Releases: abstractqqq/polars_ds_extension
v0.4.5
Breaking Changes
Previously, if you want to compare Edit distance between one column and a single string, you would do
df.select(
pds.str_leven(pl.col("c"), "word")
)
But now you have to do
df.select(
pds.str_leven(pl.col("c"), pl.lit("word"))
)
The previous behavior will now look for a column named "word" instead of using the word "word."
What's Changed
- refactored psi and add benford law by @abstractqqq in #158
- Skip some rows in KNN by @DGolubets in #157
- Added data_mask in knn_ptwise by @abstractqqq in #161
- Pretty Code Snippets by @s1lvester in #162
- Tests for entrophies by @abstractqqq in #163
- Woe encoding by @abstractqqq in #164
- Added Median Absolute Deviation and renamed str2 to string by @abstractqqq in #165
New Contributors
- @DGolubets made their first contribution in #157
- @s1lvester made their first contribution in #162
Full Changelog: v0.4.4...v0.4.5
v0.4.4
What's Changed
- added par option in convolve by @abstractqqq in #146
- More dia plots by @abstractqqq in #147
- fixed corr method bug by @abstractqqq in #148
- Add string pre-preprocessing code by @CangyuanLi in #150
- String Cleaning by @CangyuanLi in #152
- Pipeline by @abstractqqq in #155
New Contributors
- @CangyuanLi made their first contribution in #150
Full Changelog: v0.4.3...v0.4.4
v0.4.3
What's Changed
- Kendall tau correlation coefficient by @abstractqqq in #137
- added combined pds.corr expression by @abstractqqq in #139
- new pca plot and lstsq plot by @abstractqqq in #140
- fixed a bug in lstsq regarding group by by @abstractqqq in #143
- added null dist by @abstractqqq in #144
- Improve convolve perf, especially when filter size is small. added method option by @abstractqqq in #145
Full Changelog: v0.4.2...v0.4.3
v0.4.2
Highlights
In Diagnosis, you can now generate 2d principal component graphs. This can help you visualize higher dimensional data.
dia = DIA(df)
dia.plot_pc2(pl.all().exclude("species"), by = "species")

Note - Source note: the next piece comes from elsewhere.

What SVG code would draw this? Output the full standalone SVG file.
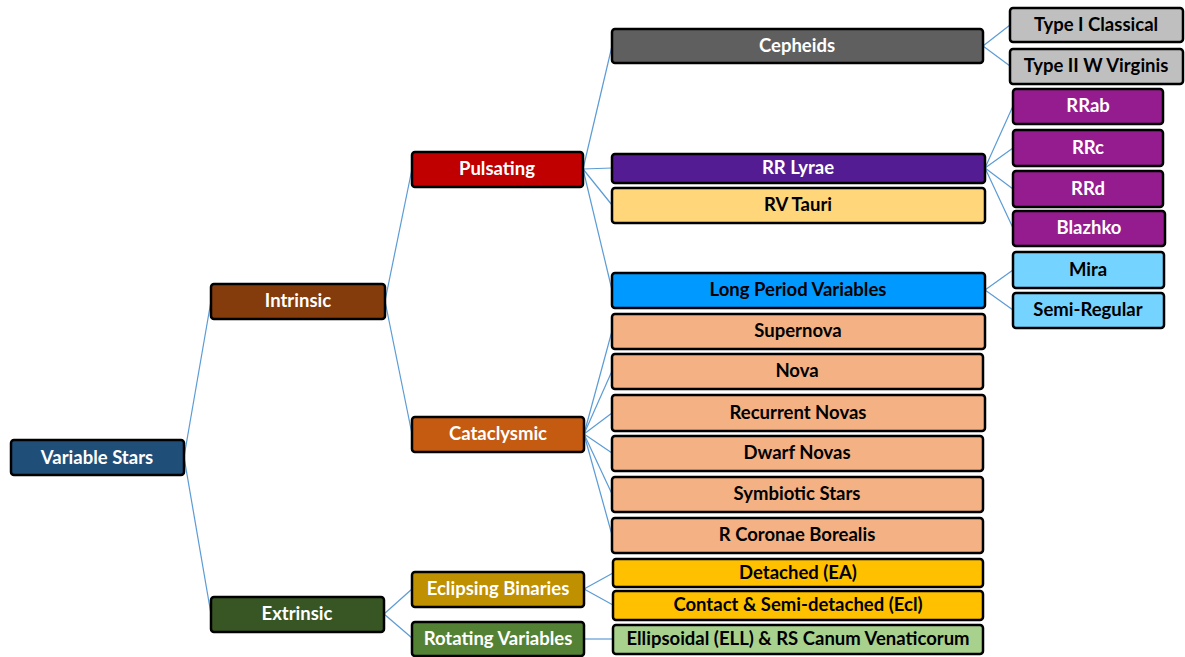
<svg xmlns="http://www.w3.org/2000/svg" width="1185" height="657" viewBox="0 0 1185 657">
  <style>
    .box { stroke: #000; stroke-width: 2.5; }
    .lbl { font-family: Lato, "Open Sans", "Liberation Sans", sans-serif; font-weight: bold; font-size: 18.5px; text-anchor: middle; dominant-baseline: central; }
    .w { fill: #fff; }
    .k { fill: #000; }
    #connectors line { stroke: #5B9BD5; stroke-width: 1.2; }
  </style>
  <rect width="1185" height="657" fill="#fff"/>

  <g id="connectors">
    <line x1="184" y1="457" x2="211" y2="301"/>
    <line x1="184" y1="457" x2="211" y2="614"/>
    <line x1="385" y1="301" x2="412" y2="169"/>
    <line x1="385" y1="301" x2="412" y2="434"/>
    <line x1="583" y1="169" x2="612" y2="46"/>
    <line x1="583" y1="169" x2="612" y2="168"/>
    <line x1="583" y1="169" x2="612" y2="205"/>
    <line x1="583" y1="169" x2="612" y2="290"/>
    <line x1="584" y1="434" x2="612" y2="331"/>
    <line x1="584" y1="434" x2="612" y2="371"/>
    <line x1="584" y1="434" x2="612" y2="413"/>
    <line x1="584" y1="434" x2="612" y2="453"/>
    <line x1="584" y1="434" x2="612" y2="494"/>
    <line x1="584" y1="434" x2="612" y2="535"/>
    <line x1="384" y1="614" x2="412" y2="589"/>
    <line x1="384" y1="614" x2="412" y2="638"/>
    <line x1="584" y1="589" x2="613" y2="573"/>
    <line x1="584" y1="589" x2="613" y2="605"/>
    <line x1="584" y1="639" x2="613" y2="639"/>
    <line x1="983" y1="46" x2="1010" y2="25"/>
    <line x1="983" y1="46" x2="1010" y2="66"/>
    <line x1="985" y1="168" x2="1013" y2="106"/>
    <line x1="985" y1="168" x2="1013" y2="148"/>
    <line x1="985" y1="168" x2="1013" y2="189"/>
    <line x1="985" y1="168" x2="1013" y2="228"/>
    <line x1="985" y1="290" x2="1013" y2="270"/>
    <line x1="985" y1="290" x2="1013" y2="310"/>
  </g>

  <g id="variable-stars"><rect class="box" x="11" y="440" width="173" height="35" rx="3" fill="#1F4E79"/><text class="lbl w" x="97" y="457">Variable Stars</text></g>

  <g id="intrinsic"><rect class="box" x="211" y="284" width="174" height="35" rx="3" fill="#843C0C"/><text class="lbl w" x="298" y="300">Intrinsic</text></g>
  <g id="extrinsic"><rect class="box" x="211" y="597" width="173" height="35" rx="3" fill="#375623"/><text class="lbl w" x="297" y="613">Extrinsic</text></g>

  <g id="pulsating"><rect class="box" x="412" y="152" width="171" height="35" rx="3" fill="#C00000"/><text class="lbl w" x="497" y="168">Pulsating</text></g>
  <g id="cataclysmic"><rect class="box" x="412" y="417" width="172" height="35" rx="3" fill="#C55A11"/><text class="lbl w" x="498" y="433">Cataclysmic</text></g>
  <g id="eclipsing-binaries"><rect class="box" x="412" y="572" width="172" height="35" rx="3" fill="#BF9000"/><text class="lbl w" x="498" y="588">Eclipsing Binaries</text></g>
  <g id="rotating-variables"><rect class="box" x="412" y="622" width="172" height="34" rx="3" fill="#548235"/><text class="lbl w" x="498" y="638">Rotating Variables</text></g>

  <g id="cepheids"><rect class="box" x="612" y="29" width="371" height="34" rx="3" fill="#5F5F5F"/><text class="lbl w" x="797" y="45">Cepheids</text></g>
  <g id="rr-lyrae"><rect class="box" x="612" y="154" width="373" height="29" rx="3" fill="#541C92"/><text class="lbl w" x="798" y="167">RR Lyrae</text></g>
  <g id="rv-tauri"><rect class="box" x="612" y="188" width="373" height="35" rx="3" fill="#FFD67A"/><text class="lbl k" x="798" y="204">RV Tauri</text></g>
  <g id="long-period-variables"><rect class="box" x="612" y="273" width="373" height="35" rx="3" fill="#0099FF"/><text class="lbl k" x="798" y="289">Long Period Variables</text></g>

  <g id="supernova"><rect class="box" x="612" y="314" width="373" height="35" rx="3" fill="#F4B183"/><text class="lbl k" x="798" y="330">Supernova</text></g>
  <g id="nova"><rect class="box" x="612" y="354" width="371" height="35" rx="3" fill="#F4B183"/><text class="lbl k" x="797" y="370">Nova</text></g>
  <g id="recurrent-novas"><rect class="box" x="612" y="395" width="373" height="36" rx="3" fill="#F4B183"/><text class="lbl k" x="798" y="412">Recurrent Novas</text></g>
  <g id="dwarf-novas"><rect class="box" x="612" y="436" width="371" height="35" rx="3" fill="#F4B183"/><text class="lbl k" x="797" y="452">Dwarf Novas</text></g>
  <g id="symbiotic-stars"><rect class="box" x="612" y="477" width="371" height="35" rx="3" fill="#F4B183"/><text class="lbl k" x="797" y="493">Symbiotic Stars</text></g>
  <g id="r-coronae-borealis"><rect class="box" x="612" y="518" width="371" height="35" rx="3" fill="#F4B183"/><text class="lbl k" x="797" y="534">R Coronae Borealis</text></g>

  <g id="detached"><rect class="box" x="613" y="559" width="370" height="28" rx="3" fill="#FFC000"/><text class="lbl k" x="798" y="572">Detached (EA)</text></g>
  <g id="contact"><rect class="box" x="613" y="591" width="370" height="29" rx="3" fill="#FFC000"/><text class="lbl k" x="798" y="604">Contact &amp; Semi-detached (Ecl)</text></g>
  <g id="ellipsoidal"><rect class="box" x="613" y="625" width="370" height="29" rx="3" fill="#A9D18E"/><text class="lbl k" x="798" y="638">Ellipsoidal (ELL) &amp; RS Canum Venaticorum</text></g>

  <g id="type-i-classical"><rect class="box" x="1010" y="8" width="173" height="34" rx="3" fill="#BFBFBF"/><text class="lbl k" x="1096" y="24">Type I Classical</text></g>
  <g id="type-ii-w-virginis"><rect class="box" x="1010" y="49" width="173" height="35" rx="3" fill="#BFBFBF"/><text class="lbl k" x="1096" y="65">Type II W Virginis</text></g>

  <g id="rrab"><rect class="box" x="1013" y="89" width="150" height="35" rx="3" fill="#941C8E"/><text class="lbl w" x="1088" y="105">RRab</text></g>
  <g id="rrc"><rect class="box" x="1013" y="130" width="150" height="36" rx="3" fill="#941C8E"/><text class="lbl w" x="1088" y="147">RRc</text></g>
  <g id="rrd"><rect class="box" x="1013" y="171" width="150" height="36" rx="3" fill="#941C8E"/><text class="lbl w" x="1088" y="188">RRd</text></g>
  <g id="blazhko"><rect class="box" x="1013" y="211" width="152" height="35" rx="3" fill="#941C8E"/><text class="lbl w" x="1089" y="227">Blazhko</text></g>

  <g id="mira"><rect class="box" x="1013" y="252" width="151" height="36" rx="3" fill="#75D3FF"/><text class="lbl k" x="1088" y="269">Mira</text></g>
  <g id="semi-regular"><rect class="box" x="1013" y="293" width="151" height="35" rx="3" fill="#75D3FF"/><text class="lbl k" x="1088" y="309">Semi-Regular</text></g>
</svg>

In addition, the following PCA related queries are available:
df.select(
pds.query_pca("a", "b") # singular values and weight vectors
).unnest("a")
df.select(
pds.query_singular_values("a", "b", center = True, as_explained_var=True)
)
The Xi - Correlation is also implemented:
df.select(
pds.xi_corr("x", "y")
)
What's Changed
- try new maturin config by @abstractqqq in #128
- added basic pca exprs by @abstractqqq in #129
- added infer_prob by @abstractqqq in #131
- More pca by @abstractqqq in #132
- xi_corr by @abstractqqq in #134
Full Changelog: v0.4.1-release...v0.4.2
v0.4.1-release
What's Changed
- upgraded download action in CI by @abstractqqq in #124
- removed unncessary test-deps by @abstractqqq in #126
Full Changelog: v0.4.1-fix-release...v0.4.1-release
v0.4.1-fix-release
v0.4.1
What's Changed
- updated packages, OLS now falls back to LU decomp when X^TX is not strictly positive definite. by @abstractqqq in #122
v0.4.0 was yanked due to incomplete upload
v0.4.0 Breaking Changes
For almost all old functions that were invoked like
pl.col("a").name_space.method_call(, ...)
You can now call them via
import polars_ds as pds
pds.method_call(...)
Linters now should recognize the package and all its methods.
v0.4.0 What's Changed
- added meta and str_stats for Diagnosis by @abstractqqq in #110
- added iqr in Diagnosis by @abstractqqq in #111
- Refactor F stats by @abstractqqq in #112
- Sampling functionalities by @abstractqqq in #114
- Added weighted corr, etc. by @abstractqqq in #116
- Fix regex
SyntaxWarning
on Python 3.12+ by @jorenham in #118 - Clean up codebase by @abstractqqq in #119
- added heat map for corr in Diagnosis by @abstractqqq in #121
New Contributors
Full Changelog: v0.3.5...v0.4.0
Full Changelog: v0.4.0...v0.4.1
v0.4.1-test-new-ci
add glob pattern
v0.4.0
Breaking Changes
For almost all old functions that were invoked like
pl.col("a").name_space.method_call(, ...)
You can now call them via
import polars_ds as pds
pds.method_call(...)
Linters now should recognize the package and all its methods.
What's Changed
- added meta and str_stats for Diagnosis by @abstractqqq in #110
- added iqr in Diagnosis by @abstractqqq in #111
- Refactor F stats by @abstractqqq in #112
- Sampling functionalities by @abstractqqq in #114
- Added weighted corr, etc. by @abstractqqq in #116
- Fix regex
SyntaxWarning
on Python 3.12+ by @jorenham in #118 - Clean up codebase by @abstractqqq in #119
- added heat map for corr in Diagnosis by @abstractqqq in #121
New Contributors
Full Changelog: v0.3.5...v0.4.0
v0.3.5
Breaking Changes:
- Now there are two types of random column generation methods: 1. With a column reference. These methods are renamed from sample_xxx to rand_xxx. They behave the same as the old way and must be called with a reference column. New methods generate random columns without any reference, therefore new methods won't respect null and won't use reference's statistics. But new methods are easier to use. Using new methods to get a random df.
import polars as pl
import polars_ds as pds
df = pds.random_data(size=100_000, n_cols = 1).select(
pds.random(0.0, 12.0).alias("uniform_1"),
pds.random(0.0, 1.0).alias("uniform_2"),
pds.random_exp(0.5).alias("exp"),
pds.random_normal(0.0, 1.0).alias("normal"),
pds.random_normal(0.0, 1000.0).alias("fat_normal"),
)
df.head()
What's Changed
- Knn entropy by @abstractqqq in #104
- diagonsis basics by @abstractqqq in #105
- Better stats by @abstractqqq in #106
- Add profile by @abstractqqq in #107
- added exclude in dependency plots by @abstractqqq in #108
- add Transfer Entropy and related measures by @remiadon in #84
New Contributors
Full Changelog: v0.3.4-fix-release...v0.3.5